Why an Accurate Anamorphic Calculator Matters for SEO, Production Efficiency, and Client Trust
Filmmakers and post teams search daily for tools like “anamorphic desqueeze calculator,” “how to desqueeze 1.5x anamorphic,” and “scope resolution calculator.” A reliable calculator answers these production-critical questions fast and reduces miscommunication between camera, editorial, color, and finishing.
From a business perspective, technical confidence builds trust. Agencies, producers, and brand clients notice when framing and deliverables are right on first pass. Precision in desqueeze planning means fewer revisions, fewer avoidable exports, and smoother handoff through every stage of post.
FAQ: Anamorphic Desqueeze Calculator
Do I always desqueeze only the width?
In most standard anamorphic workflows, yes. The squeeze is horizontal, so width expands while height remains the same. Always confirm your software implementation and metadata behavior.
Can I deliver in 16:9 from anamorphic footage?
Absolutely. You can crop or reframe from the desqueezed image. Planning safe zones during production improves 16:9 outcomes without sacrificing your primary cinematic master.
Is 1.33x easier than 2x for online content?

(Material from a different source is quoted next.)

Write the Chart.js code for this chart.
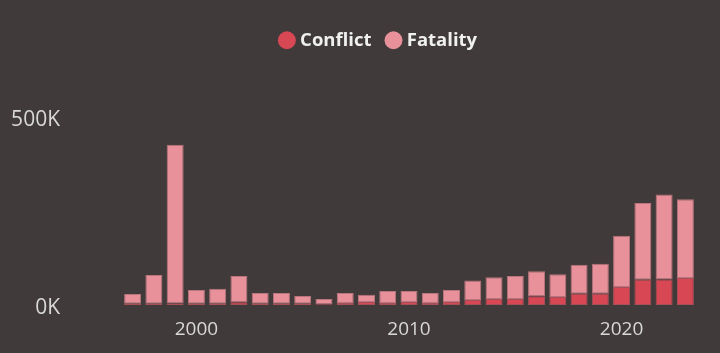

Generally yes, because 1.33x often lands closer to platform-friendly aspect ratios with less aggressive crop pressure. But the right choice depends on project intent and visual style.
What is the best anamorphic squeeze factor?
There is no universal best factor. 1.33x is workflow-friendly, 1.5x is a strong middle ground, and 2x delivers classic anamorphic width and character. Choose based on story, sensor mode, and delivery plan.
Can this calculator help with timeline setup?
Yes. It returns desqueezed dimensions and practical crop guidance so editors and colorists can set timelines with fewer surprises during finishing.